Return the material exactly, first line through the line containing "ye], color=lc, lw=1, transform=trans, clip_on=False)", and nothing more. Pictures stay out.

Data excerpt:

** start **

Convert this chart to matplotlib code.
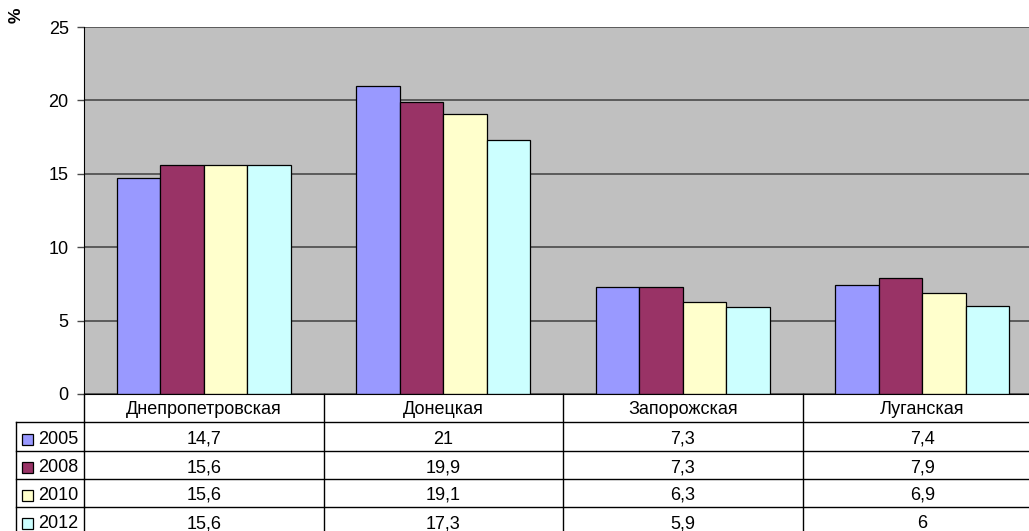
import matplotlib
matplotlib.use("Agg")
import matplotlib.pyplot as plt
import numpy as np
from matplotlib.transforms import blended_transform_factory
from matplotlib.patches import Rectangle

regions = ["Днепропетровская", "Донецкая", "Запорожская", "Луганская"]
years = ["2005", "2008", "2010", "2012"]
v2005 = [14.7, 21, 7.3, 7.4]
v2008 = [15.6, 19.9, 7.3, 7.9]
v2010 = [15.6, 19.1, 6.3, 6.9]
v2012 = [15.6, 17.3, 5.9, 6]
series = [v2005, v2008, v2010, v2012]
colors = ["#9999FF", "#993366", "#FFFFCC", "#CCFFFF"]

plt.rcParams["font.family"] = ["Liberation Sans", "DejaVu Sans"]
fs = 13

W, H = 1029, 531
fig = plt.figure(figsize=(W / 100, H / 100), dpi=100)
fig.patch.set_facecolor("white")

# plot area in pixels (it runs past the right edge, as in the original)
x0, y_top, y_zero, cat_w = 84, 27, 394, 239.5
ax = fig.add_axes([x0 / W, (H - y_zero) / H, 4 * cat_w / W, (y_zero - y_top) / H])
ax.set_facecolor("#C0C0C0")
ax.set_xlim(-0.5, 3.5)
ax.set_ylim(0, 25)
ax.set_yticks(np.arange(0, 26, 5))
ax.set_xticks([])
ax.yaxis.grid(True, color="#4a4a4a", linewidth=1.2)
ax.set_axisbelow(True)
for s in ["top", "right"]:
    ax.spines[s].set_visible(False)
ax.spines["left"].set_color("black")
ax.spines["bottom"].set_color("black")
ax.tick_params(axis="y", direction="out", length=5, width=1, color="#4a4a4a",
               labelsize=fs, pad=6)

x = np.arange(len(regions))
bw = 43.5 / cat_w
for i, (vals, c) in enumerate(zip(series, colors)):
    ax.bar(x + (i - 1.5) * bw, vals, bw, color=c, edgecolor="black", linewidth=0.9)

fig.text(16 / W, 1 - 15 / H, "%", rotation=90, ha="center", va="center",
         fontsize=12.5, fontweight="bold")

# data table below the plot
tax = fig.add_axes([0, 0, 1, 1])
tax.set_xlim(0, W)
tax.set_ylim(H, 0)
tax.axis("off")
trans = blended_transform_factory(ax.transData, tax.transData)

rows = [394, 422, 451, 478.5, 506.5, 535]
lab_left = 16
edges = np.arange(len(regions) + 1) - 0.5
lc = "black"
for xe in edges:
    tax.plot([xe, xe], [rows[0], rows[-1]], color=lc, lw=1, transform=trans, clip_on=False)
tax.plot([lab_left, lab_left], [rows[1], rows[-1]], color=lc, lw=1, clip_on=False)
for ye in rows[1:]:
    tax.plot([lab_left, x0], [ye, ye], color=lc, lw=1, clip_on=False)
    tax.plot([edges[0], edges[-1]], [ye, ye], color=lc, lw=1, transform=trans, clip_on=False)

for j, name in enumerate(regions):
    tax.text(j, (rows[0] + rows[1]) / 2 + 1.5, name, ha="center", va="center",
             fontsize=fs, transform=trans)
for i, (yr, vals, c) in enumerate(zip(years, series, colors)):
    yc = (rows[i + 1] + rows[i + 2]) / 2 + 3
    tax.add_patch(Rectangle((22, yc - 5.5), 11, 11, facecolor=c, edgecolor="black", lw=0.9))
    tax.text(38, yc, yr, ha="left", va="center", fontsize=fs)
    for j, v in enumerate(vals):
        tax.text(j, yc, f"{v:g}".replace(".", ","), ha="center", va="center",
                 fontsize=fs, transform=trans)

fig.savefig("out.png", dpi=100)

** end **

Task result:
Convert this chart to matplotlib code.
import matplotlib
matplotlib.use("Agg")
import matplotlib.pyplot as plt
import numpy as np
from matplotlib.transforms import blended_transform_factory
from matplotlib.patches import Rectangle

regions = ["Днепропетровская", "Донецкая", "Запорожская", "Луганская"]
years = ["2005", "2008", "2010", "2012"]
v2005 = [14.7, 21, 7.3, 7.4]
v2008 = [15.6, 19.9, 7.3, 7.9]
v2010 = [15.6, 19.1, 6.3, 6.9]
v2012 = [15.6, 17.3, 5.9, 6]
series = [v2005, v2008, v2010, v2012]
colors = ["#9999FF", "#993366", "#FFFFCC", "#CCFFFF"]

plt.rcParams["font.family"] = ["Liberation Sans", "DejaVu Sans"]
fs = 13

W, H = 1029, 531
fig = plt.figure(figsize=(W / 100, H / 100), dpi=100)
fig.patch.set_facecolor("white")

# plot area in pixels (it runs past the right edge, as in the original)
x0, y_top, y_zero, cat_w = 84, 27, 394, 239.5
ax = fig.add_axes([x0 / W, (H - y_zero) / H, 4 * cat_w / W, (y_zero - y_top) / H])
ax.set_facecolor("#C0C0C0")
ax.set_xlim(-0.5, 3.5)
ax.set_ylim(0, 25)
ax.set_yticks(np.arange(0, 26, 5))
ax.set_xticks([])
ax.yaxis.grid(True, color="#4a4a4a", linewidth=1.2)
ax.set_axisbelow(True)
for s in ["top", "right"]:
    ax.spines[s].set_visible(False)
ax.spines["left"].set_color("black")
ax.spines["bottom"].set_color("black")
ax.tick_params(axis="y", direction="out", length=5, width=1, color="#4a4a4a",
               labelsize=fs, pad=6)

x = np.arange(len(regions))
bw = 43.5 / cat_w
for i, (vals, c) in enumerate(zip(series, colors)):
    ax.bar(x + (i - 1.5) * bw, vals, bw, color=c, edgecolor="black", linewidth=0.9)

fig.text(16 / W, 1 - 15 / H, "%", rotation=90, ha="center", va="center",
         fontsize=12.5, fontweight="bold")

# data table below the plot
tax = fig.add_axes([0, 0, 1, 1])
tax.set_xlim(0, W)
tax.set_ylim(H, 0)
tax.axis("off")
trans = blended_transform_factory(ax.transData, tax.transData)

rows = [394, 422, 451, 478.5, 506.5, 535]
lab_left = 16
edges = np.arange(len(regions) + 1) - 0.5
lc = "black"
for xe in edges:
    tax.plot([xe, xe], [rows[0], rows[-1]], color=lc, lw=1, transform=trans, clip_on=False)
tax.plot([lab_left, lab_left], [rows[1], rows[-1]], color=lc, lw=1, clip_on=False)
for ye in rows[1:]:
    tax.plot([lab_left, x0], [ye, ye], color=lc, lw=1, clip_on=False)
    tax.plot([edges[0], edges[-1]], [ye, ye], color=lc, lw=1, transform=trans, clip_on=False)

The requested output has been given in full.